I’ve been a bartender, at least part time since I was 17. That’s 21 years, if your doing the math. For as many years as you need to have lived to legally consume alcohol, I have been mixing and serving it up to the general public. I’ve worked in the hood, on a mega yacht, in a dive bar, and at prestigious country club. I can definitely say I AM a bartender. And I love it! There’s so many incredible connections and friendships that I have cultivated through these bartending jobs. The kind of friends that, even if you haven’t seen them in months, will come rescue you when your stuck on the side of the side of the road at 2am. These people got me through some difficult times in my life. Transition periods, the part where you don’t know what to do… these friends were right there with a shoulder to cry on and a couch to crash on.
This summer was my first time bartending sober. I didn’t think twice when I started applying and interviewing at different places. I love this job. I’m good at it and it’s fun! I didn’t think twice until a very wise and sober friend asked me “Aren’t you worried that being around alcohol, and serving alcohol will be a trigger for you?” I didn’t even consider that. In fact, I was so new at this “sober thing” that I had no IDEA what my triggers were! What if I was asked to try the wines so I could explain the difference between a full bodied Merlot and a light, buttery Chardonnay to a guest? What if I had to sample the beer selection so I know exactly what “hoppy” means! What if the temptation to pour myself a drink was too strong? And I failed?
Slow your roll girl. Let’s think about this. For 21 years I have stood behind that bar and poured drinks, popped beers and blended cocktails without abusing alcohol while I did. Not to say I NEVER drank behind the bar, for many of those years a couple shift drinks at the end of the night was the norm. But one had nothing to do with the other. Serving, pouring, mixing. Those things are part of a job. Sitting on the other side, drinking. That’s a different place for me. And somehow the two don’t seem so close in my mind. But that’s me.

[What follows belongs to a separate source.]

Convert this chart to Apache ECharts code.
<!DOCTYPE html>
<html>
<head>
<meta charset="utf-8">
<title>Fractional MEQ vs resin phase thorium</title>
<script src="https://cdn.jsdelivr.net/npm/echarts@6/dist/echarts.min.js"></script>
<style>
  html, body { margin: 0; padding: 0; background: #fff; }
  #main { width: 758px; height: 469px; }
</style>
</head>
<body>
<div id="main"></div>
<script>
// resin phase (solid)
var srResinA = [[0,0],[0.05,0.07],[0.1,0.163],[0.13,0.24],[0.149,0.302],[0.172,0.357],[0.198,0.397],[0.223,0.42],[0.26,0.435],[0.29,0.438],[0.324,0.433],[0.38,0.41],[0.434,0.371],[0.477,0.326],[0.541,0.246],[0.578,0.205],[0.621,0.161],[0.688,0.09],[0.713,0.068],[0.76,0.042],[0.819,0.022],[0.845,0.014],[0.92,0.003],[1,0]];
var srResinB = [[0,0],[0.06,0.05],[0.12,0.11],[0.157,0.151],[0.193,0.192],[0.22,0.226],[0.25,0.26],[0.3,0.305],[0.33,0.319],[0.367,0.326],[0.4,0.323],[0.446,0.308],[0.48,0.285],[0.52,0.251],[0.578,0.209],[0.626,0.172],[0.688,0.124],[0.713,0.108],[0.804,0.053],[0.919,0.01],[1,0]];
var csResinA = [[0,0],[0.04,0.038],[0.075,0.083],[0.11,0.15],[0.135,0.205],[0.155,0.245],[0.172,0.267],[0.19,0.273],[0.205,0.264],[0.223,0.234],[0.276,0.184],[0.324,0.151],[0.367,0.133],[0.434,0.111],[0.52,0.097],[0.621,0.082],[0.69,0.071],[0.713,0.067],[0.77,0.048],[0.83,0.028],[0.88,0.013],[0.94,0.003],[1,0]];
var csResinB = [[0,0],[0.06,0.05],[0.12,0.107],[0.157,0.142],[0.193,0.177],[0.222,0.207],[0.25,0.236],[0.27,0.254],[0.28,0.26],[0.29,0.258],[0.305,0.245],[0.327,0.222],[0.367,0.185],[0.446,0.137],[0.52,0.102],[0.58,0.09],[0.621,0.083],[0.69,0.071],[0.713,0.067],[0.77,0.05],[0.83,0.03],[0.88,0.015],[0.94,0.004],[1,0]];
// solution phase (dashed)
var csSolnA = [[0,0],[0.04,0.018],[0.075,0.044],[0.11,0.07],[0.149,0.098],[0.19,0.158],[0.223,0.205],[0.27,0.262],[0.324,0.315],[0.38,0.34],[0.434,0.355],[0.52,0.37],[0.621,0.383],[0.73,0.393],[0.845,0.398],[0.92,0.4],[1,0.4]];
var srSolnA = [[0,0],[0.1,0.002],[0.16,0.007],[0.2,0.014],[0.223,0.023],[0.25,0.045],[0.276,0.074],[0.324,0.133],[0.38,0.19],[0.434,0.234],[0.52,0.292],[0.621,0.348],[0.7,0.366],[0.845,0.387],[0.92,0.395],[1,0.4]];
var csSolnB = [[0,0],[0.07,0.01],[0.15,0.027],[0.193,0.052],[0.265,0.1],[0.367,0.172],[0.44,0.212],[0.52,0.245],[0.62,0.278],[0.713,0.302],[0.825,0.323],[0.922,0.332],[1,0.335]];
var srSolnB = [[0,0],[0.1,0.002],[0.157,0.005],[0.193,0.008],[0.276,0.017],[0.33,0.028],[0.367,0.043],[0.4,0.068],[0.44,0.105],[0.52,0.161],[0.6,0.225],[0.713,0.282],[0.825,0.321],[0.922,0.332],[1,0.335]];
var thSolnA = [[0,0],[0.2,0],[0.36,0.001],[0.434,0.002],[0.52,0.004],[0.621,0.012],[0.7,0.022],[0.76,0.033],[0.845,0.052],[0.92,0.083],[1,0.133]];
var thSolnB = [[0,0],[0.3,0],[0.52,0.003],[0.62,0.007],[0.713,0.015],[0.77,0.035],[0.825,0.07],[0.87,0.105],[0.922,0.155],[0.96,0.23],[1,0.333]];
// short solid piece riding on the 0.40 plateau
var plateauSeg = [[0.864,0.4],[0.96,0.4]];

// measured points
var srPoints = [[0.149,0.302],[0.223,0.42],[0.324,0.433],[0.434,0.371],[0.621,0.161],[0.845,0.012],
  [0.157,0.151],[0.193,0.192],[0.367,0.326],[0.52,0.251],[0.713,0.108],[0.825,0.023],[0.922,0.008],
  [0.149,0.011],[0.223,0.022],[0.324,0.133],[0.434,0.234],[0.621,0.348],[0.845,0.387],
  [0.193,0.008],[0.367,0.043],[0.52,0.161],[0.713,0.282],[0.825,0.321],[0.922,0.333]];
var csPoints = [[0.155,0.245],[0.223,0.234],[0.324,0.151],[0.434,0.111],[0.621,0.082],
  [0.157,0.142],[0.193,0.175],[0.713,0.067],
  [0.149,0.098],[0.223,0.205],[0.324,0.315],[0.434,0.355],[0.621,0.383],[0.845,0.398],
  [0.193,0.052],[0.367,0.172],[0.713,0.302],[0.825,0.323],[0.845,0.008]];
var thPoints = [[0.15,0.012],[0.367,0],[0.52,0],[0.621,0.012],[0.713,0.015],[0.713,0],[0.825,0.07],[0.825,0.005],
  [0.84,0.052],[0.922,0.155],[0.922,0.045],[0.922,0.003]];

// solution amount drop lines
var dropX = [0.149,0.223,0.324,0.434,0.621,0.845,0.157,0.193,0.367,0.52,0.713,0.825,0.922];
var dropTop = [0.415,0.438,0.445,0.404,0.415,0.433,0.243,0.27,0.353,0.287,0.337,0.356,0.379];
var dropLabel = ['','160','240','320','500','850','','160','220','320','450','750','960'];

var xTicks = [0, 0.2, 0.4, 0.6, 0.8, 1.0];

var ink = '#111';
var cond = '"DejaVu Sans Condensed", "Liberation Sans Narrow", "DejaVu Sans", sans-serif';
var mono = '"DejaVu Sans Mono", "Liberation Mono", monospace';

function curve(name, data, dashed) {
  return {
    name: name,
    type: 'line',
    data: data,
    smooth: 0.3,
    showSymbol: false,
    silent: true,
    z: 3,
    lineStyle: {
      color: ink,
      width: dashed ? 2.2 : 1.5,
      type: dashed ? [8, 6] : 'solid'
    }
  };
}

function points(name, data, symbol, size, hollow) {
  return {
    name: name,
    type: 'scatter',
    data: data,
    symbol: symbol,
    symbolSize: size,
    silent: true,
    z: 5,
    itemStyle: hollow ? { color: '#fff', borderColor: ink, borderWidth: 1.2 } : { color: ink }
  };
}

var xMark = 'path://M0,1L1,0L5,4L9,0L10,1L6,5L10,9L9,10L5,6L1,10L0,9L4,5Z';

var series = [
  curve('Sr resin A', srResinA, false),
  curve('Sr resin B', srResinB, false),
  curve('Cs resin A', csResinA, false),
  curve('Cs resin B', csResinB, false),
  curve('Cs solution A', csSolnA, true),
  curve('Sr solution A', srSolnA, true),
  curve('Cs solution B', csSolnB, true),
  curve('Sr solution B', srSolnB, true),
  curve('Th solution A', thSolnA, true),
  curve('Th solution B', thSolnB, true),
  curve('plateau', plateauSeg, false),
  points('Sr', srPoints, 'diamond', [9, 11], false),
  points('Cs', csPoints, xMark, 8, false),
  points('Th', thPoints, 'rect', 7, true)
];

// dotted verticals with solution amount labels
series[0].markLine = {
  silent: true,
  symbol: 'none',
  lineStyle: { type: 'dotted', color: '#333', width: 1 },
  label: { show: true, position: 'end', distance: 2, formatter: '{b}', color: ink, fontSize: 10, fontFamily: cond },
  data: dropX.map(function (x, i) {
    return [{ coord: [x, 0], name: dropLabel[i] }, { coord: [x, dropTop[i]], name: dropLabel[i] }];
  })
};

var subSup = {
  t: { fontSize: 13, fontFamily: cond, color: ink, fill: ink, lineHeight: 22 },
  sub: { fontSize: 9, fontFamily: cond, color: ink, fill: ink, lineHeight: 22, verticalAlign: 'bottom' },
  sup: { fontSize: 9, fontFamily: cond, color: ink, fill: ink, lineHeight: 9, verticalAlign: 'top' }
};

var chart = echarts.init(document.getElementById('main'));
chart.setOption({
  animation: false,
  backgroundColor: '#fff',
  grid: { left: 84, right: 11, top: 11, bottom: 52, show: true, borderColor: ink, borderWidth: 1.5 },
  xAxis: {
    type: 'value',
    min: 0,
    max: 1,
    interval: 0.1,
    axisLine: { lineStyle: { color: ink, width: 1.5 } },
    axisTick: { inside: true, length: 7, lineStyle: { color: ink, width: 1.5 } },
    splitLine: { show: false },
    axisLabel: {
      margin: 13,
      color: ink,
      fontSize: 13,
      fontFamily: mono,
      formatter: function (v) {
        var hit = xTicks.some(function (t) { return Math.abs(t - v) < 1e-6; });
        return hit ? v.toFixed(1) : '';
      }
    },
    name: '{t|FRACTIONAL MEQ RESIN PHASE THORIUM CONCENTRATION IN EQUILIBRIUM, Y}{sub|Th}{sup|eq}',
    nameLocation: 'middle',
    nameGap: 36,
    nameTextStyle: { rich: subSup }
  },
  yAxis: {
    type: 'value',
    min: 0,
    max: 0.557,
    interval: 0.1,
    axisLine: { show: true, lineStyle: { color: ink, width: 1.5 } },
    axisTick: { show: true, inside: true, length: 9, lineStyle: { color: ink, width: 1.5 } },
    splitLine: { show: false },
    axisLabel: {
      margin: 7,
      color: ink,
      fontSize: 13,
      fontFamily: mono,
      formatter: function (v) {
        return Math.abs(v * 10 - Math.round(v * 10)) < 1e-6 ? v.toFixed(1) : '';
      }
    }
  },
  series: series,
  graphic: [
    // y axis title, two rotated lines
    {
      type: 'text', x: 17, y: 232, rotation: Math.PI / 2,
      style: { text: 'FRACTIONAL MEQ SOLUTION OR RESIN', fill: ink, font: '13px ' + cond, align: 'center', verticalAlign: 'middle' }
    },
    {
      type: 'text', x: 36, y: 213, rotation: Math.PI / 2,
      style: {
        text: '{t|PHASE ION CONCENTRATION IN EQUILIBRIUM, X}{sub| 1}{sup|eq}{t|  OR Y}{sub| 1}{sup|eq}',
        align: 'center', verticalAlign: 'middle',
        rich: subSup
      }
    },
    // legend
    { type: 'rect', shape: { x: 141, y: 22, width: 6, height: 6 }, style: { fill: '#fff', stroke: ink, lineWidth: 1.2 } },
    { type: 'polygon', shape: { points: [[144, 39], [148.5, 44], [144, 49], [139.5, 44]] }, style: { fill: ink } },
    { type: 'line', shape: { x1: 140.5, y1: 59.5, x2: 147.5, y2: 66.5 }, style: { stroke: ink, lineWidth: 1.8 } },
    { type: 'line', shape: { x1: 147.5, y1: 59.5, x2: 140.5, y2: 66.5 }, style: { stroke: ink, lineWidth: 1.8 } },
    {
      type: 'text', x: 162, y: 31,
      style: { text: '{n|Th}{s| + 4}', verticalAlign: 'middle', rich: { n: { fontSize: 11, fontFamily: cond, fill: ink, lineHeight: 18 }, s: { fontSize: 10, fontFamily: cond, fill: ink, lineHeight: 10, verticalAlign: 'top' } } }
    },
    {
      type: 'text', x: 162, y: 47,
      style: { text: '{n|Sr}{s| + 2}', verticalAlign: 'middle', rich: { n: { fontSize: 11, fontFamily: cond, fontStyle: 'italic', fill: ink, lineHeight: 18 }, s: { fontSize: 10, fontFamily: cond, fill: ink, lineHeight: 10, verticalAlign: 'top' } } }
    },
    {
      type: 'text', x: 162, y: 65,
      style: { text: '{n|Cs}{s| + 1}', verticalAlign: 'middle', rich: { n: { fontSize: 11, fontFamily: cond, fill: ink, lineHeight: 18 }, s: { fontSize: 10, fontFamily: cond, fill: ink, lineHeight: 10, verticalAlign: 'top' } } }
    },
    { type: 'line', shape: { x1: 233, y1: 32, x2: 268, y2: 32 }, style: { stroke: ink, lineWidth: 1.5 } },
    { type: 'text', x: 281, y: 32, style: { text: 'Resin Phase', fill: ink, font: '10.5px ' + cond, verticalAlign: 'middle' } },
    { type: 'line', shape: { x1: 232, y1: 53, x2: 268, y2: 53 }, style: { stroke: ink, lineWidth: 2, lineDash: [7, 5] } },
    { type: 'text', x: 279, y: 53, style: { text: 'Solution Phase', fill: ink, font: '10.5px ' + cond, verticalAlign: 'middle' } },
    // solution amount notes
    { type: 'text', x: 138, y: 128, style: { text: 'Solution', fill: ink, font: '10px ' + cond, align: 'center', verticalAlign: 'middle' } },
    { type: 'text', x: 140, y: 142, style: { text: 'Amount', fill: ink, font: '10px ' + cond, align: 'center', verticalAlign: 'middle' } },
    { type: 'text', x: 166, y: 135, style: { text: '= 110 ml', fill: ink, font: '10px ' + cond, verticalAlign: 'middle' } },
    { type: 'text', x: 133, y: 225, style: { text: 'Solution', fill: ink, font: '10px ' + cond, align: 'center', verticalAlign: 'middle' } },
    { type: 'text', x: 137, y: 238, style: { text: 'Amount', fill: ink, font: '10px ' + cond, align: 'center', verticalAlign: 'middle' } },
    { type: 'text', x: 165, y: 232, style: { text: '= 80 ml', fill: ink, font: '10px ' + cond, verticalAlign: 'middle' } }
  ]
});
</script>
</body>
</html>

I prepared myself for the feels. It’s not unheard of for those babies to sneak up on you. Was I a little jealous that Angry Orchard decided to come out with their Rosé flavor after I got sober? Absolutely! Was I envious of all those lucky ladies enjoying wine flights at my bar? You bet! Was I mad? No. I was envious. Jealous that they COULD enjoy alcohol and I couldn’t. They could control it, instead of allowing it to control them. But I couldn’t. But I own that. I could drink if I wanted…. but I choose not to. This is my choice.
You have to own it. The good the bad and the ugly. All of it. Because the moment you play the victim and blame someone or something else, you will lose. This is my choice. I have to own it. I choose to live sober. No one made me do this. I did this because I want to be better, do better. It’s like the person on a diet watching someone enjoy cake. For a moment you are sooooo jealous and then you remember you have a goal that’s more important to you than a few moments of delicious decadence! Ughhhh but whipped cream frosting is amazing! I feel ya.
Empowerment comes when you own your circumstances and stop playing the victim. When you realize you have complete control, when you truly believe that, everything becomes easier. I’m strong enough and have enough discipline to be surrounded by the thing I can’t control and stare it down. I’m stronger than I ever imagined. I’m so grateful for that strength. I never take it for granted and I know it’s something I need to work on daily. Like a body builder with a goal, we work that much harder everyday! If we stop working, those muscles slowly get weaker. Then before you know it your back to where you started. Weak. Don’t let YOU (or anyone else) tell you that you can’t do something.